Rehabilitation is dedicated to helping people not only survive, but also thrive. Despite this complex goal, the organizing principles of rehabilitation still rely on biomedicine to construct disability as a problem of impaired bodies. Rehabilitation professionals are committed to helping to enhance people's lives, but many struggle with how to do so in light of the bigger questions regarding their roles in, for example, working to maintain hope for recovery and/or promoting greater acceptance of diverse abilities. A key problem is the lack of theoretical tools for working through the function of rehabilitation in the lives of disabled people.
Rehabilitation, for the most part, reflects a narrow mechanistic conception of movement. It considers movements of body structures such as joints, functional movements such as walking, or more recently, how movement and mobility facilitate participation in social roles. Despite a nascent concern with the environmental factors contributing to disablement, movement is still focused primarily on mobilizing people's bodies.
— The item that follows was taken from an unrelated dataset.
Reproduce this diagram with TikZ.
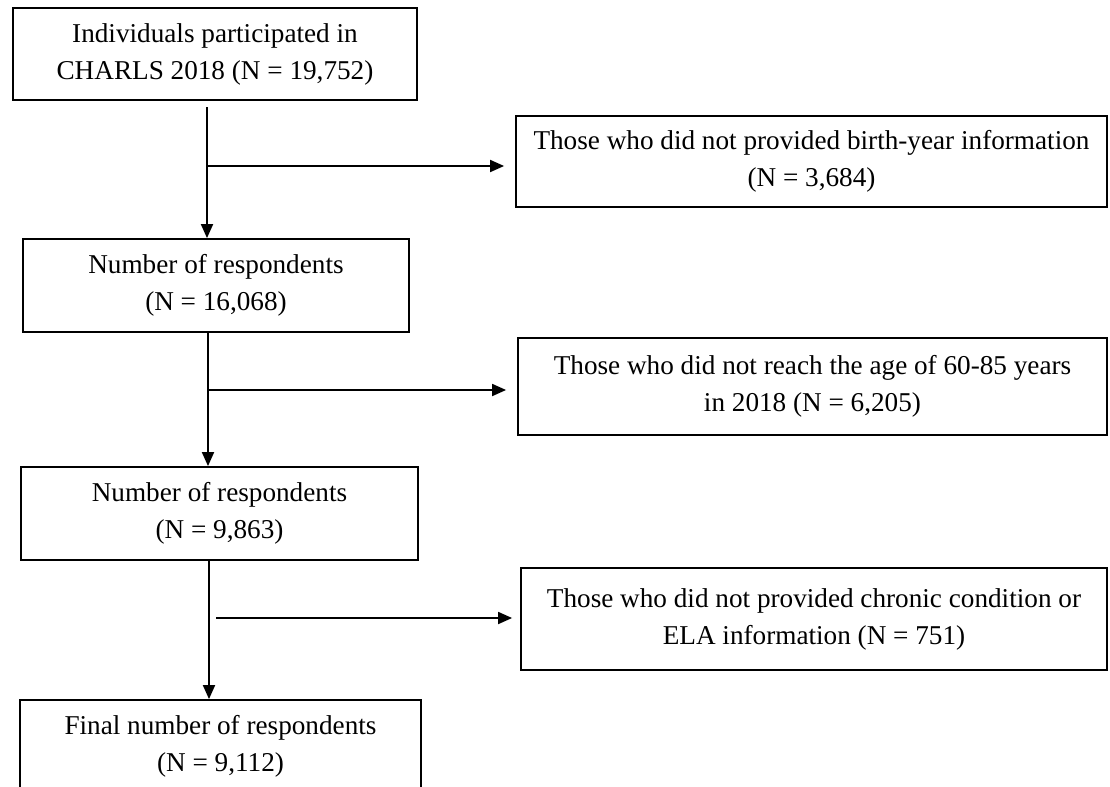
\documentclass[tikz,border=0pt]{standalone}
\usepackage{fontspec}
\setmainfont{Liberation Serif}
\usetikzlibrary{arrows.meta}
\tikzset{
	box/.style={draw, line width=0.9pt, align=center, inner sep=0pt, minimum width=#1},
	box/.default=190pt,
}
\begin{document}
\begin{tikzpicture}[x=0.5pt, y=-0.5pt, font=\fontsize{13.6}{18.5}\selectfont, line join=miter, >={Triangle[length=7pt,width=6pt]}]
	\useasboundingbox (0,0) rectangle (1110,787);
	% main column
	\node[box=202pt, minimum height=46pt] (n1) at (215,54) {Individuals participated in\\CHARLS 2018 (N = 19,752)};
	\node[box=193pt, minimum height=46.5pt] (n2) at (216,285.5) {Number of respondents\\(N = 16,068)};
	\node[box=198.5pt, minimum height=46.5pt] (n3) at (219.5,513.5) {Number of respondents\\(N = 9,863)};
	\node[box=200.5pt, minimum height=46.5pt] (n4) at (220.5,746.5) {Final number of respondents\\(N = 9,112)};
	% excluded
	\node[box=295.5pt, minimum height=45.5pt] (e1) at (811.5,161.5) {Those who did not provided birth-year information\\(N = 3,684)};
	\node[box=294.5pt, minimum height=48.5pt] (e2) at (812.5,386.5) {Those who did not reach the age of 60-85 years\\in 2018 (N = 6,205)};
	\node[box=293pt, minimum height=51pt] (e3) at (814,619) {Those who did not provided chronic condition or\\ELA information (N = 751)};
	% arrows
	\coordinate (a1) at (207,107); \coordinate (j1) at (207,166);
	\coordinate (a2) at (208,332); \coordinate (j2) at (208,390);
	\coordinate (a3) at (209,560); \coordinate (j3) at (216,618);
	\draw[->, line width=0.9pt] (a1) -- (a1 |- n2.north);
	\draw[->, line width=0.9pt, shorten >=5.5pt] (j1) -- (j1 -| e1.west);
	\draw[->, line width=0.9pt] (a2) -- (a2 |- n3.north);
	\draw[->, line width=0.9pt, shorten >=5.5pt] (j2) -- (j2 -| e2.west);
	\draw[->, line width=0.9pt] (a3) -- (a3 |- n4.north);
	\draw[->, line width=0.9pt, shorten >=4pt] (j3) -- (j3 -| e3.west);
\end{tikzpicture}
\end{document}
Rehabilitation: A Post-critical Approach reexamines the philosophical foundations of rehabilitation, expanding the concept of movement beyond the physical body.
Drawing from disability studies, sociology, anthropology, philosophy, cultural studies, and bioethics, this theoretically rigorous yet accessibly styled text:
- Explores the limitations of biomedicine as the organizing framework of rehabilitation
- Evaluates new directions to diversify contemporary rehabilitation practice
- Establishes the parameters for a reconfigured ethics of rehabilitation
By embracing multiple ideas of movement-not only physical, but also social, emotional, and political-alternative approaches to rehabilitation are revealed.
About the Author:
Barbara E. Gibson is an associate professor in the Department of Physical Therapy, University of Toronto, and a senior scientist at the Bloorview Research Institute at the Holland Bloorview Kids Rehabilitation Hospital in Toronto, Ontario, Canada. She holds the Bloorview Children's Hospital Foundation Chair in Childhood Disability Studies. She is a physical therapist and bioethicist, whose research examines the sociopolitical dimensions of childhood disability and rehabilitation. She holds cross appointments at the Centre for Person Centred Research, AUT University, Auckland, New Zealand, and the CanChild Centre for Childhood Disability Research, McMaster University, Hamilton, Ontario, Canada. She is an academic fellow at the Centre for Critical Qualitative Health Research and a member of the Joint Centre for Bioethics at the University of Toronto.